Last system installation time

Hi,
What is the best way to find the last installation time of an unix based systems?Please advise

Thanks
Nagarajan G

installation time of what ? Package, update, patch, or the OS, which is unknown at this time ?

I wanted to know the last os reinstalltion time.I would be happy to get answers to others as well

Thanks
Nagarajan G

That's why I asked what is the OS in question. If such option exists, it will depend on the OS. For example, I have recently installed Fedora 8, which has this file in the root folder - "install.log.syslog". If I cat the file, I can see that generic users / gropus have beed added :

. So, I know that I installed this fedora 8 on oct 15

Hi,
I am using Suse Linux,

uname -a
Linux sekac092 2.6.5-7.244-bigsmp #1 SMP Mon Dec 12 18:32:25 UTC 2005 i686 athlon i386 GNU/Linux

cat /etc/SuSE-release
SUSE LINUX Enterprise Server 9 (i586)
VERSION = 9
PATCHLEVEL = 3

Thanks
Nagarajan G

I have exact the same release, but it's way too customized. OK, you can try looking at the files : /var/adm/YaST/y2pm and /var/log/update-messages - these are the only ones I was able to find with unchanged time stamps.
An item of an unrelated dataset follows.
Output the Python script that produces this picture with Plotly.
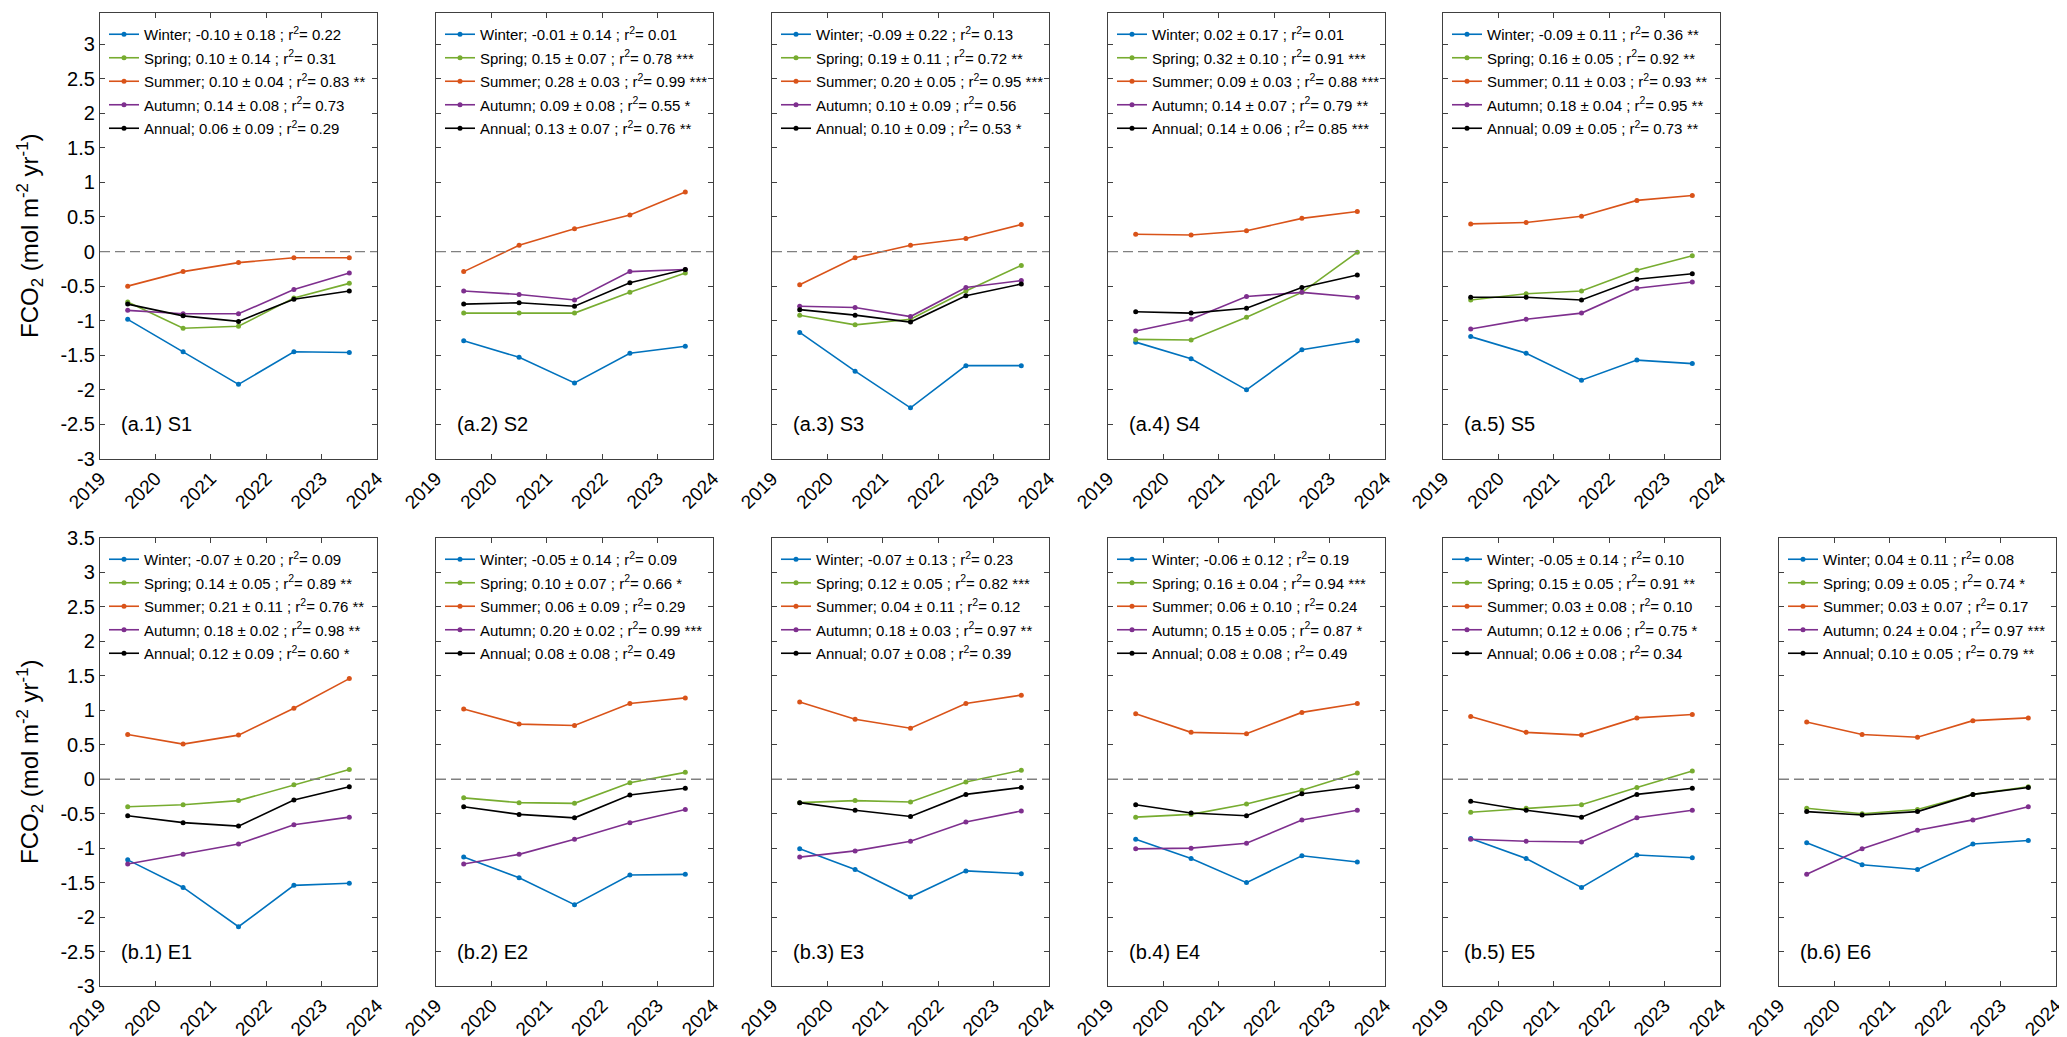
import plotly.graph_objects as go
from plotly.subplots import make_subplots

# Mid-year positions of the five yearly values
YEARS = [2019.5, 2020.5, 2021.5, 2022.5, 2023.5]

PANELS = ["(a.1) S1", "(a.2) S2", "(a.3) S3", "(a.4) S4", "(a.5) S5",
          "(b.1) E1", "(b.2) E2", "(b.3) E3", "(b.4) E4", "(b.5) E5", "(b.6) E6"]

SEASONS = ["Winter", "Spring", "Summer", "Autumn", "Annual"]

# FCO2 values per panel (rows follow PANELS)
WINTER = [
    [-0.98, -1.45, -1.92, -1.45, -1.46],
    [-1.29, -1.53, -1.90, -1.47, -1.37],
    [-1.17, -1.73, -2.26, -1.65, -1.65],
    [-1.31, -1.55, -2.00, -1.42, -1.29],
    [-1.23, -1.47, -1.86, -1.57, -1.62],
    [-1.17, -1.57, -2.14, -1.54, -1.51],
    [-1.13, -1.43, -1.82, -1.39, -1.38],
    [-1.01, -1.31, -1.71, -1.33, -1.37],
    [-0.87, -1.15, -1.50, -1.11, -1.20],
    [-0.86, -1.15, -1.57, -1.10, -1.14],
    [-0.92, -1.24, -1.31, -0.94, -0.89],
]
SPRING = [
    [-0.73, -1.11, -1.08, -0.67, -0.46],
    [-0.89, -0.89, -0.89, -0.59, -0.31],
    [-0.92, -1.06, -0.98, -0.57, -0.20],
    [-1.27, -1.28, -0.95, -0.59, -0.01],
    [-0.70, -0.61, -0.57, -0.27, -0.06],
    [-0.40, -0.37, -0.31, -0.08, 0.14],
    [-0.27, -0.34, -0.35, -0.05, 0.10],
    [-0.34, -0.31, -0.33, -0.04, 0.13],
    [-0.55, -0.51, -0.36, -0.16, 0.09],
    [-0.48, -0.42, -0.37, -0.12, 0.12],
    [-0.42, -0.50, -0.44, -0.22, -0.11],
]
SUMMER = [
    [-0.50, -0.29, -0.16, -0.09, -0.09],
    [-0.29, 0.09, 0.33, 0.53, 0.86],
    [-0.48, -0.09, 0.09, 0.19, 0.39],
    [0.25, 0.24, 0.30, 0.48, 0.58],
    [0.40, 0.42, 0.51, 0.74, 0.81],
    [0.65, 0.51, 0.64, 1.03, 1.46],
    [1.02, 0.80, 0.78, 1.10, 1.18],
    [1.12, 0.87, 0.74, 1.10, 1.22],
    [0.95, 0.68, 0.66, 0.97, 1.10],
    [0.91, 0.68, 0.64, 0.89, 0.94],
    [0.83, 0.65, 0.61, 0.85, 0.89],
]
AUTUMN = [
    [-0.85, -0.90, -0.90, -0.55, -0.31],
    [-0.57, -0.62, -0.70, -0.29, -0.26],
    [-0.79, -0.81, -0.94, -0.52, -0.42],
    [-1.15, -0.98, -0.65, -0.59, -0.66],
    [-1.12, -0.98, -0.89, -0.53, -0.44],
    [-1.23, -1.09, -0.94, -0.66, -0.55],
    [-1.23, -1.09, -0.87, -0.63, -0.44],
    [-1.13, -1.04, -0.90, -0.62, -0.46],
    [-1.01, -1.00, -0.93, -0.59, -0.45],
    [-0.87, -0.90, -0.91, -0.56, -0.45],
    [-1.38, -1.01, -0.74, -0.59, -0.40],
]
ANNUAL = [
    [-0.76, -0.93, -1.01, -0.69, -0.57],
    [-0.76, -0.74, -0.79, -0.45, -0.26],
    [-0.84, -0.92, -1.02, -0.64, -0.47],
    [-0.87, -0.89, -0.82, -0.52, -0.34],
    [-0.66, -0.66, -0.70, -0.40, -0.32],
    [-0.53, -0.63, -0.68, -0.30, -0.11],
    [-0.40, -0.51, -0.56, -0.23, -0.13],
    [-0.34, -0.45, -0.54, -0.22, -0.12],
    [-0.37, -0.49, -0.53, -0.21, -0.11],
    [-0.32, -0.45, -0.55, -0.22, -0.13],
    [-0.47, -0.52, -0.47, -0.22, -0.12],
]

# Trend statistics shown in legends: (slope, sd, r2, significance)
WINTER_FIT = [("-0.10", "0.18", "0.22", ""), ("-0.01", "0.14", "0.01", ""),
              ("-0.09", "0.22", "0.13", ""), ("0.02", "0.17", "0.01", ""),
              ("-0.09", "0.11", "0.36", "**"), ("-0.07", "0.20", "0.09", ""),
              ("-0.05", "0.14", "0.09", ""), ("-0.07", "0.13", "0.23", ""),
              ("-0.06", "0.12", "0.19", ""), ("-0.05", "0.14", "0.10", ""),
              ("0.04", "0.11", "0.08", "")]
SPRING_FIT = [("0.10", "0.14", "0.31", ""), ("0.15", "0.07", "0.78", "***"),
              ("0.19", "0.11", "0.72", "**"), ("0.32", "0.10", "0.91", "***"),
              ("0.16", "0.05", "0.92", "**"), ("0.14", "0.05", "0.89", "**"),
              ("0.10", "0.07", "0.66", "*"), ("0.12", "0.05", "0.82", "***"),
              ("0.16", "0.04", "0.94", "***"), ("0.15", "0.05", "0.91", "**"),
              ("0.09", "0.05", "0.74", "*")]
SUMMER_FIT = [("0.10", "0.04", "0.83", "**"), ("0.28", "0.03", "0.99", "***"),
              ("0.20", "0.05", "0.95", "***"), ("0.09", "0.03", "0.88", "***"),
              ("0.11", "0.03", "0.93", "**"), ("0.21", "0.11", "0.76", "**"),
              ("0.06", "0.09", "0.29", ""), ("0.04", "0.11", "0.12", ""),
              ("0.06", "0.10", "0.24", ""), ("0.03", "0.08", "0.10", ""),
              ("0.03", "0.07", "0.17", "")]
AUTUMN_FIT = [("0.14", "0.08", "0.73", ""), ("0.09", "0.08", "0.55", "*"),
              ("0.10", "0.09", "0.56", ""), ("0.14", "0.07", "0.79", "**"),
              ("0.18", "0.04", "0.95", "**"), ("0.18", "0.02", "0.98", "**"),
              ("0.20", "0.02", "0.99", "***"), ("0.18", "0.03", "0.97", "**"),
              ("0.15", "0.05", "0.87", "*"), ("0.12", "0.06", "0.75", "*"),
              ("0.24", "0.04", "0.97", "***")]
ANNUAL_FIT = [("0.06", "0.09", "0.29", ""), ("0.13", "0.07", "0.76", "**"),
              ("0.10", "0.09", "0.53", "*"), ("0.14", "0.06", "0.85", "***"),
              ("0.09", "0.05", "0.73", "**"), ("0.12", "0.09", "0.60", "*"),
              ("0.08", "0.08", "0.49", ""), ("0.07", "0.08", "0.39", ""),
              ("0.08", "0.08", "0.49", ""), ("0.06", "0.08", "0.34", ""),
              ("0.10", "0.05", "0.79", "**")]

COLORS = ["#0072BD", "#77AC30", "#D95319", "#7E2F8E", "#000000"]
FONT = "Arial, Liberation Sans, sans-serif"

W, H = 2067, 1037
PANEL_LEFT = [92, 428, 764, 1100, 1435, 92, 428, 764, 1100, 1435, 1771]
PANEL_W = 277
ROW_BOX = [(5, 451), (530, 978)]  # top/bottom pixel of each row


def panel_pos(i):
    """Row/col in the subplot grid and the pixel box of panel i."""
    if i < 5:
        return 1, i + 1, ROW_BOX[0]
    return 2, i - 4, ROW_BOX[1]


fig = make_subplots(
    rows=2,
    cols=6,
    specs=[[{}, {}, {}, {}, {}, None], [{}, {}, {}, {}, {}, {}]],
)

series = [WINTER, SPRING, SUMMER, AUTUMN, ANNUAL]
fits = [WINTER_FIT, SPRING_FIT, SUMMER_FIT, AUTUMN_FIT, ANNUAL_FIT]

for i, panel in enumerate(PANELS):
    row, col, (top, bottom) = panel_pos(i)
    leg = "legend" if i == 0 else "legend%d" % (i + 1)

    for k, season in enumerate(SEASONS):
        slope, sd, r2, sig = fits[k][i]
        name = "%s; %s ± %s ; r<sup>2</sup>= %s" % (season, slope, sd, r2)
        if sig:
            name += " " + sig
        fig.add_trace(
            go.Scatter(
                x=YEARS,
                y=series[k][i],
                mode="lines+markers",
                name=name,
                line=dict(color=COLORS[k], width=1.6),
                marker=dict(color=COLORS[k], size=5),
                legend=leg,
                legendgroup="%d_%d" % (i, k),
            ),
            row=row,
            col=col,
        )

    fig.add_hline(y=0, line=dict(color="#808080", width=1.3, dash="10px,5px"),
                  row=row, col=col)

    left = PANEL_LEFT[i]
    fig.update_xaxes(domain=[left / W, (left + PANEL_W) / W], row=row, col=col)
    fig.update_yaxes(domain=[1 - bottom / H, 1 - top / H], row=row, col=col)

    top_val = 3.45 if row == 1 else 3.5
    yticks = [v / 2 for v in range(-6, int(top_val * 2) + 1)]
    fig.update_yaxes(
        range=[-3, top_val],
        tickvals=yticks,
        ticktext=[("%g" % v) if col == 1 else "" for v in yticks],
        row=row,
        col=col,
    )

    fig.add_annotation(
        text=panel,
        x=0.07,
        xref="x domain" if i == 0 else "x%d domain" % (i + 1),
        y=-2.5,
        yref="y" if i == 0 else "y%d" % (i + 1),
        xanchor="left",
        yanchor="middle",
        showarrow=False,
        font=dict(family=FONT, size=20, color="#000000"),
    )

    fig.update_layout(
        {
            leg: dict(
                x=(left + 4) / W,
                y=1 - (top + 5) / H,
                xanchor="left",
                yanchor="top",
                bgcolor="rgba(0,0,0,0)",
                borderwidth=0,
                tracegroupgap=1,
                traceorder="grouped",
                font=dict(family=FONT, size=15, color="#000000"),
                itemwidth=30,
            )
        }
    )

    # y-axis title only on the first panel of each row
    if col == 1:
        fig.add_annotation(
            text="FCO<sub>2</sub> (mol m<sup>-2</sup> yr<sup>-1</sup>)",
            x=22 / W,
            xref="paper",
            y=1 - (top + bottom) / 2 / H,
            yref="paper",
            xanchor="center",
            yanchor="middle",
            textangle=-90,
            showarrow=False,
            font=dict(family=FONT, size=24, color="#000000"),
        )

fig.update_xaxes(
    range=[2019, 2024],
    tickvals=[2019, 2020, 2021, 2022, 2023, 2024],
    ticktext=["2019", "2020", "2021", "2022", "2023", "2024"],
    tickangle=-45,
    ticks="inside",
    ticklen=5,
    tickcolor="#404040",
    showline=True,
    linecolor="#404040",
    linewidth=1.2,
    mirror="ticks",
    showgrid=False,
    zeroline=False,
    automargin=False,
    tickfont=dict(family=FONT, size=19, color="#000000"),
)
fig.update_yaxes(
    ticks="inside",
    ticklen=5,
    tickcolor="#404040",
    showline=True,
    linecolor="#404040",
    linewidth=1.2,
    mirror="ticks",
    showgrid=False,
    zeroline=False,
    automargin=False,
    tickfont=dict(family=FONT, size=20, color="#000000"),
)

fig.update_layout(
    template="none",
    width=W,
    height=H,
    margin=dict(l=0, r=0, t=0, b=0),
    paper_bgcolor="white",
    plot_bgcolor="white",
    showlegend=True,
    font=dict(family=FONT, color="#000000"),
)

fig.write_html("out.html")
This is why I like to do a:
date > /etc/installationdate
after I install. (I do this after whatever I consider to be the installation... this includes some other software and patches if done immediately after the os installation and prior to my baseline backup.)

There may still be a way. Do a "ls -lc" on a few files that were part of the OS installation. Stuff in /lib, the init and cron programs, stuff like that. Unless all of this stuff has been patched, the earliest date may give you a clue. Problems with this include the fact the sytsem clock may have been way off during the install. But for a re-installation, there is a good chance that the hardware was keeping reasonable time. Do not use mod time "ls -l" because many installation procedures will set the mod time to whatever is on the installation media.